Risk Management

Risk management is activity directed towards the assessing, mitigating (to an acceptable level) and monitoring of risks. In some cases the acceptable risk may be near zero. Risks can come from accidents, natural causes and disasters as well as deliberate attacks from an adversary.

In businesses, risk management entails organized activity to manage uncertainty and threats and involves people following procedures and using tools in order to ensure conformance with risk-management policies.

Risk management is also used in the public sector to identify and mitigate risk to critical infrastructure.

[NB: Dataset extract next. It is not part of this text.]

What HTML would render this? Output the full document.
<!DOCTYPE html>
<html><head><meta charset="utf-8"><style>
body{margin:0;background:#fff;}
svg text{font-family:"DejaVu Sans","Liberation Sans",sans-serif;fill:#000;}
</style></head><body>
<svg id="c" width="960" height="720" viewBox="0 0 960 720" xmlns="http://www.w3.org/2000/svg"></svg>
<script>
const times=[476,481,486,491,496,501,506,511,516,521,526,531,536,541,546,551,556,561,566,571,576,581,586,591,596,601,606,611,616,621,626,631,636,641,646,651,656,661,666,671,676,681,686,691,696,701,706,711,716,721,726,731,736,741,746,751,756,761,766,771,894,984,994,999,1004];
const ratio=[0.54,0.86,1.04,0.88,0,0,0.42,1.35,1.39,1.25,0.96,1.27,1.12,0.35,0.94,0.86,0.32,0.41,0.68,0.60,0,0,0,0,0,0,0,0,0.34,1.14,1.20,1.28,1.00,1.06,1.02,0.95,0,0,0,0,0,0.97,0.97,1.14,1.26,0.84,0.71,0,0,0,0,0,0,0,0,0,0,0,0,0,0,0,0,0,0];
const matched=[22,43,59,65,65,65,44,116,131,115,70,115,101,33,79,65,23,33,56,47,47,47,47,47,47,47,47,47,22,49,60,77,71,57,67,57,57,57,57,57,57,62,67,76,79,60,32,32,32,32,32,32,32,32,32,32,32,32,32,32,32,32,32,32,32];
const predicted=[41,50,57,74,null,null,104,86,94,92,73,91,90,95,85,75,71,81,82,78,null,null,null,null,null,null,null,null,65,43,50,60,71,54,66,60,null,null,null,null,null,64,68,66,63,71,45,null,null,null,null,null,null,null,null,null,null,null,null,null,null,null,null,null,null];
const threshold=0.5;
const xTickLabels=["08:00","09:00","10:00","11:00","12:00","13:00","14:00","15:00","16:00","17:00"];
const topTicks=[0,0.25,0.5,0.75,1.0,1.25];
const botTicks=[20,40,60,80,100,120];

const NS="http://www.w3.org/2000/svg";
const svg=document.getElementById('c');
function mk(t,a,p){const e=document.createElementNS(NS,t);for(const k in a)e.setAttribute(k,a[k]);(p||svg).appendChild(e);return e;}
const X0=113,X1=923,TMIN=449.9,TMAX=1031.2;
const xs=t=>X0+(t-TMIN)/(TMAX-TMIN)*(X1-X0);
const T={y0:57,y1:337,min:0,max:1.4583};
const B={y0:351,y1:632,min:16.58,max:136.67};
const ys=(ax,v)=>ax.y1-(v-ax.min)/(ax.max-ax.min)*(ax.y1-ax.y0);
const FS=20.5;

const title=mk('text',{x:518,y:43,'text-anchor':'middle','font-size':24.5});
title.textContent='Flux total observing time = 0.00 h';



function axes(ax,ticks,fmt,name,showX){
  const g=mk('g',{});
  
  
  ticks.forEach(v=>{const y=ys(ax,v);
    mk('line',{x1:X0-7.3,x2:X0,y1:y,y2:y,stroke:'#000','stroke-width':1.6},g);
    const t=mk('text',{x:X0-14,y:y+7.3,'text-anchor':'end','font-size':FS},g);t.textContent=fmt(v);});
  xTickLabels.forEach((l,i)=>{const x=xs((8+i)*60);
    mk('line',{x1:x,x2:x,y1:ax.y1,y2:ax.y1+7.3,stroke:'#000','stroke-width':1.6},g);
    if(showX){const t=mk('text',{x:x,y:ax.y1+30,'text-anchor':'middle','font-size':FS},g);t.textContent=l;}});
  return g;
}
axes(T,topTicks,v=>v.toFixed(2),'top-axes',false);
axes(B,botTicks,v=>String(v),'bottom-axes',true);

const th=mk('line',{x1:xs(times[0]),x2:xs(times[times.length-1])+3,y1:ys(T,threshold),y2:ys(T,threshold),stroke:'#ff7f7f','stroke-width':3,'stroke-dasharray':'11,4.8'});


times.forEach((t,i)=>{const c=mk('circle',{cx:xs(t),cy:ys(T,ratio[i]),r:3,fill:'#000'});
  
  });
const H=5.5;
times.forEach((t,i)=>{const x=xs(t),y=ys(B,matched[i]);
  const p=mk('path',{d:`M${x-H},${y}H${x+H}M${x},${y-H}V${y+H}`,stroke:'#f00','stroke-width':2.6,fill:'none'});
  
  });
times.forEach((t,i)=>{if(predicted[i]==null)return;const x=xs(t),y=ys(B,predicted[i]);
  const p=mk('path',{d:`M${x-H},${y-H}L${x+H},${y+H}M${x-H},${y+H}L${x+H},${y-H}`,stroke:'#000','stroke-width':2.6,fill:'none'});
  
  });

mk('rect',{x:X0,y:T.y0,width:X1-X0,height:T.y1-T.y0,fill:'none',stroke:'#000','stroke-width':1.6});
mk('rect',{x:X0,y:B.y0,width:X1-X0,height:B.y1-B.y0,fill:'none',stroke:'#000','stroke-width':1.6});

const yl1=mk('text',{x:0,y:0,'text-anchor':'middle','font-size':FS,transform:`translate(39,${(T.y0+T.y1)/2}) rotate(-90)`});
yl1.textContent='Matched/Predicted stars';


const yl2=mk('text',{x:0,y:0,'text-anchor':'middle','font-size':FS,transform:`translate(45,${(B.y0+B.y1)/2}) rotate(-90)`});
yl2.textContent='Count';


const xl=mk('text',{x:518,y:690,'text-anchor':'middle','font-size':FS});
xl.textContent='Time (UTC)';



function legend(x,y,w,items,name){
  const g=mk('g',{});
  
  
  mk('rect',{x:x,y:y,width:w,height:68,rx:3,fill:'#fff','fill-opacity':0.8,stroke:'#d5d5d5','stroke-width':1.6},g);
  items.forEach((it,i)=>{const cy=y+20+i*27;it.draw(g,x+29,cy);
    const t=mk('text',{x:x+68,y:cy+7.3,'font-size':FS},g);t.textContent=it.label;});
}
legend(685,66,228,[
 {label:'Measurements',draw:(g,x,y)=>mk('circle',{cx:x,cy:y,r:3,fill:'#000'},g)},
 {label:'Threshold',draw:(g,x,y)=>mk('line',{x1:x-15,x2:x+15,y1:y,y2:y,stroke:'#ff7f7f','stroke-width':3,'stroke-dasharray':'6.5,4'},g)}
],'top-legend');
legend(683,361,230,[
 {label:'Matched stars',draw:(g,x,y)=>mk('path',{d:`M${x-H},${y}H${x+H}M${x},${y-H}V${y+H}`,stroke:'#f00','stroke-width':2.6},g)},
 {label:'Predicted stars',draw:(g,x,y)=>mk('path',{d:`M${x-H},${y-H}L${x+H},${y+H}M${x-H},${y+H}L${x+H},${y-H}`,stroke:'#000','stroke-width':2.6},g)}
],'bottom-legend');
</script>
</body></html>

For the most part, these methodologies consist of the following elements, performed, more or less, in the following order.

  • identify assets and identify which are most critical
  • identify, characterize, and assess threats
  • assess the vulnerability of critical assets to specific threats
  • determine the risk (i.e. the expected consequences of specific types of attacks on specific assets)
  • identify ways to reduce those risks
  • prioritize risk reduction measures based on a strategy

The strategies include transferring the risk to another party, avoiding the risk, reducing the negative effect of the risk, and accepting some or all of the consequences of a particular risk.

Some traditional risk management programs (e.g., health risk assessment) are focused on risks stemming from physical or legal causes (e.g. natural disasters or fires, accidents, ergonomics, death and lawsuits). Financial risk management, on the other hand, focuses on risks that can be managed using traded financial instruments.